Other than that, all I could tell you was that I wanted to reach the end of my life with no regrets. It was clear at the time though that I needed more because I was so easily distracted from my personal goals and that led to regrets. I needed to know where I wanted to go, what I wanted to do with my life in general and specifically each day. I needed some worthwhile, meaningful goals and I needed to have some general life guidelines that would help me achieve those goals.
Al-Anon’s teachings suggested several really important concepts for me, like the power of having support while you learn new behaviors, (my husband I quit smoking together but goals are far more attainable when you have someone who is willing to be your support person or persons) and the importance of removing the temptations (we agreed to no cigarettes in the house and managed for a long while not to frequent places where people smoked). Perhaps the toughest concept to ingest but the most important one for me sends us back to the idea of “meeting” our goals.
What if we thought of our goals as life companions we hope one day to fully embrace, to welcome, to love and hold? How might we then see them and figure out how to embrace them? Maybe we would no longer see goals like eating healthy or quitting smoking as something keeping us from fun but rather as ways of living that help us carve out time or keep us healthy enough to do what truly brings us joy. I love walking on the beach and dancing and playing pickleball and all of those would be infinitely more difficult (or I might not even have attempted them) had I kept smoking.
Whatever goals you set or changes you make, make them for the right reasons.
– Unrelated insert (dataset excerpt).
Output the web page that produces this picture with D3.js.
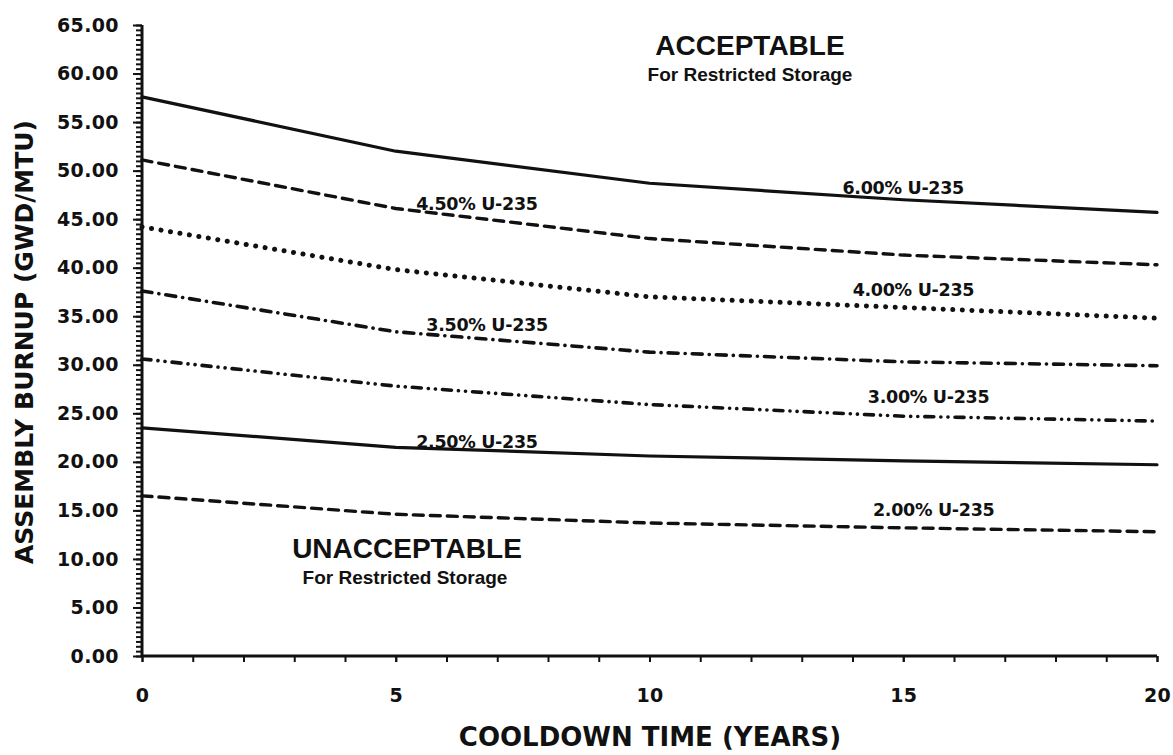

Make them because you love yourself as much as you love others and others as much as you love yourself. Recognize the two go hand in hand and you can’t have one without the other; if you think you can, you’ve been deceived. Make your goals because you are recognizing and honoring the fact that others love you. Make them with the understanding that your goals and life changes are companions who hope to help you live life joyfully and reach the next year and the next with fewer and fewer regrets. You can do it!